— Start of Given information —

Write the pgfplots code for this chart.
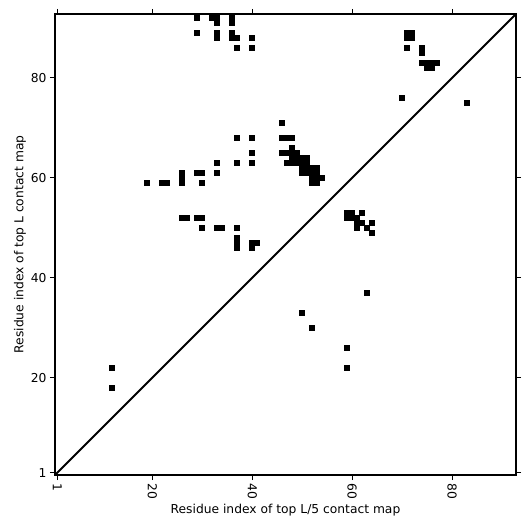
\documentclass[border=0pt]{standalone}
\usepackage{fontspec}
\setmainfont{DejaVu Sans}
\usepackage{pgfplots}
\pgfplotsset{compat=1.18}
\begin{document}
\begin{tikzpicture}
\begin{axis}[
  x=5pt, y=5pt,
  xmin=0.5, xmax=92.8, ymin=0.5, ymax=92.8,
  axis line style={line width=1.7pt},
  xtick={1,20,40,60,80}, ytick={1,20,40,60,80},
  tick align=outside, tick pos=both,
  major tick length=5pt,
  every tick/.style={black, line width=1pt},
  /pgf/number format/assume math mode=true,
  ticklabel style={font=\fontsize{12.3}{14}\selectfont},
  xticklabel style={rotate=-90, anchor=west},
  label style={font=\fontsize{12.3}{14}\selectfont},
  xlabel={Residue index of top L/5 contact map},
  ylabel={Residue index of top L contact map},
  xlabel style={yshift=2pt},
  ylabel style={yshift=-2pt},
  clip=true,
]
\addplot[only marks, mark=square*, mark size=2.5pt, mark options={fill=black, draw=black, line width=0pt}] coordinates {
(29,92) (32,92) (33,92) (33,91) (36,92) (36,91) (29,89) (33,89) (33,88) (36,89) (36,88) (37,88) (40,88) (37,86) (40,86)
(33,63) (37,63) (40,63) (29,61) (30,61) (33,61) (26,61) (26,60) (26,59) (19,59) (22,59) (23,59) (30,59) (37,68) (40,68) (40,65)
(26,52) (27,52) (29,52) (30,52) (30,50) (33,50) (34,50) (37,50) (37,48) (37,47) (37,46) (40,47) (41,47) (40,46)
(46,71) (46,68) (47,68) (48,68) (48,66) (46,65) (47,65) (48,65) (49,65) (48,64) (49,64) (50,64) (51,64)
(47,63) (48,63) (49,63) (50,63) (51,63) (50,62) (51,62) (52,62) (53,62) (50,61) (51,61) (52,61) (53,61)
(52,60) (53,60) (54,60) (52,59) (53,59)
(59,53) (60,53) (62,53) (59,52) (60,52) (61,52) (61,51) (62,51) (64,51) (61,50) (63,50) (64,49)
(63,37) (50,33) (52,30) (59,26) (59,22) (12,22) (12,18)
(71,89) (72,89) (71,88) (72,88) (71,86) (74,86) (74,85) (74,83) (75,83) (76,83) (77,83) (75,82) (76,82) (70,76) (83,75)
};
\addplot[black, line width=2pt] coordinates {(0.5,0.5) (92.8,92.8)};
\end{axis}
\path ([shift={(-55pt,-56pt)}]current axis.south west) rectangle ([shift={(14pt,14pt)}]current axis.north east);
\end{tikzpicture}
\end{document}
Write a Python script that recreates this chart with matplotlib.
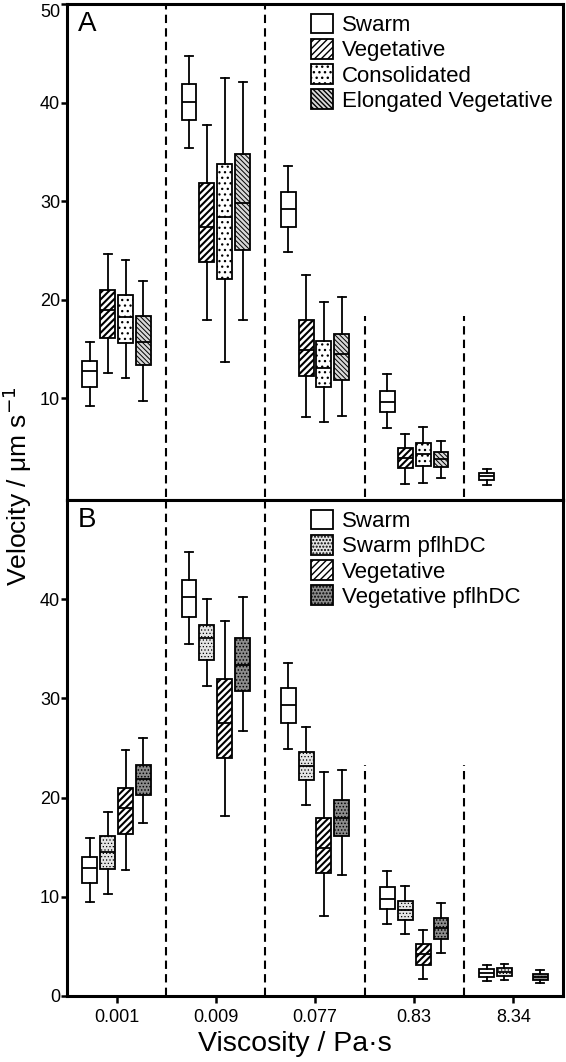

— End of Given information —

§ **Exercise description**: In this exercise, set down all of the data exactly, without the pictures.

§ **Complete response**:
Write the pgfplots code for this chart.
\documentclass[border=0pt]{standalone}
\usepackage{fontspec}
\setmainfont{DejaVu Sans}
\usepackage{pgfplots}
\pgfplotsset{compat=1.18}
\begin{document}
\begin{tikzpicture}
\begin{axis}[
  x=5pt, y=5pt,
  xmin=0.5, xmax=92.8, ymin=0.5, ymax=92.8,
  axis line style={line width=1.7pt},
  xtick={1,20,40,60,80}, ytick={1,20,40,60,80},
  tick align=outside, tick pos=both,
  major tick length=5pt,
  every tick/.style={black, line width=1pt},
  /pgf/number format/assume math mode=true,
  ticklabel style={font=\fontsize{12.3}{14}\selectfont},
  xticklabel style={rotate=-90, anchor=west},
  label style={font=\fontsize{12.3}{14}\selectfont},
  xlabel={Residue index of top L/5 contact map},
  ylabel={Residue index of top L contact map},
  xlabel style={yshift=2pt},
  ylabel style={yshift=-2pt},
  clip=true,
]
\addplot[only marks, mark=square*, mark size=2.5pt, mark options={fill=black, draw=black, line width=0pt}] coordinates {
(29,92) (32,92) (33,92) (33,91) (36,92) (36,91) (29,89) (33,89) (33,88) (36,89) (36,88) (37,88) (40,88) (37,86) (40,86)
(33,63) (37,63) (40,63) (29,61) (30,61) (33,61) (26,61) (26,60) (26,59) (19,59) (22,59) (23,59) (30,59) (37,68) (40,68) (40,65)
(26,52) (27,52) (29,52) (30,52) (30,50) (33,50) (34,50) (37,50) (37,48) (37,47) (37,46) (40,47) (41,47) (40,46)
(46,71) (46,68) (47,68) (48,68) (48,66) (46,65) (47,65) (48,65) (49,65) (48,64) (49,64) (50,64) (51,64)
(47,63) (48,63) (49,63) (50,63) (51,63) (50,62) (51,62) (52,62) (53,62) (50,61) (51,61) (52,61) (53,61)
(52,60) (53,60) (54,60) (52,59) (53,59)
(59,53) (60,53) (62,53) (59,52) (60,52) (61,52) (61,51) (62,51) (64,51) (61,50) (63,50) (64,49)
(63,37) (50,33) (52,30) (59,26) (59,22) (12,22) (12,18)
(71,89) (72,89) (71,88) (72,88) (71,86) (74,86) (74,85) (74,83) (75,83) (76,83) (77,83) (75,82) (76,82) (70,76) (83,75)
};
\addplot[black, line width=2pt] coordinates {(0.5,0.5) (92.8,92.8)};
\end{axis}
\path ([shift={(-55pt,-56pt)}]current axis.south west) rectangle ([shift={(14pt,14pt)}]current axis.north east);
\end{tikzpicture}
\end{document}
Write a Python script that recreates this chart with matplotlib.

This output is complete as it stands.